The One that Got Away
CNN is reporting that Iraqi authorities had arrested Abu Musab al-Zarqawi, the Jordanian terrorist, in Ramadi, but mistakenly released him. Nic Roberts reported that Zarqawi had put on weight, grown a beard, removed a tattoo, and was using a Kurdish passport, making him unrecognizable to Iraqi security forces.
What I take away from this report is that if the Iraqis cannot recognize a Jordanian master terrorist, the American military has zero chance of fighting the Sunni Arab guerrilla movement in Iraq, because most of them don’t even know enough Arabic to distinguish an Iraqi from a Jordanian accent. And if all it takes is putting on weight and growing a beard to disguise oneself, then we’re in deep trouble.
Zarqawi dropped out of high school and went off to Afghanistan in 1989. He is not educated, though he has learned terror tactics and maybe at one point got some training in chemicals. I can’t see that he is irreplaceable if he were killed or captured. Al-Tawhid wa al-Jihad, his organization, is a social movement among Jordanian and Iraqi Salafi (revivalist) Sunnis, and can recruit other leaders. Zarqawi is a shadowy figure, and some maintain that he was killed in Afghanistan and is no more than a symbol, used to refer collectively to the Salafi Jihadi leadership.
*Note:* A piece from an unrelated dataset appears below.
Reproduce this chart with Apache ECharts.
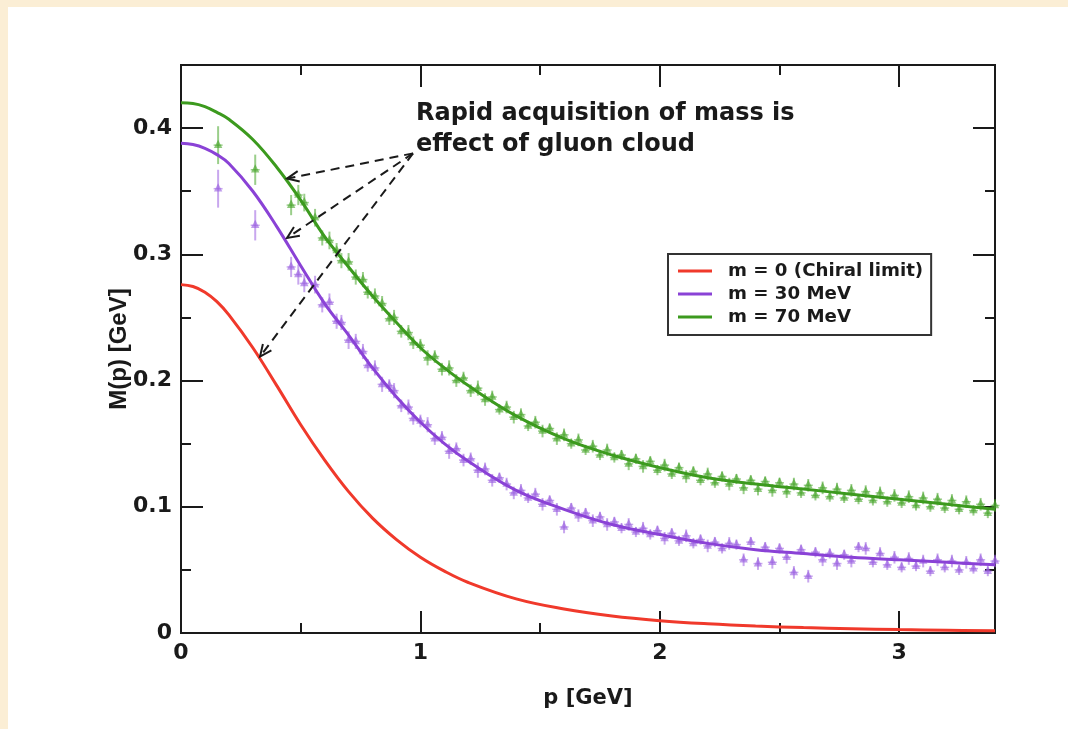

Many bombings and other operations attributed to Zarqawi cannot possibly have been his work, since his organization is small, and it seems likely that when the Neo-Baath does something particularly heinous, they attribute it to him on the internet.
Zarqawi had organized earlier in Jordan and Germany. Apparently his group has now spread to France, where authorities have found explosives and broken up a ring affiliated with Zarqawi.
This incident is further evidence that the Iraq War of the Bush administration is having a destabilizing effect in the Greater Mediterranean, with Iraq-related violence spreading to Jordan and Europe.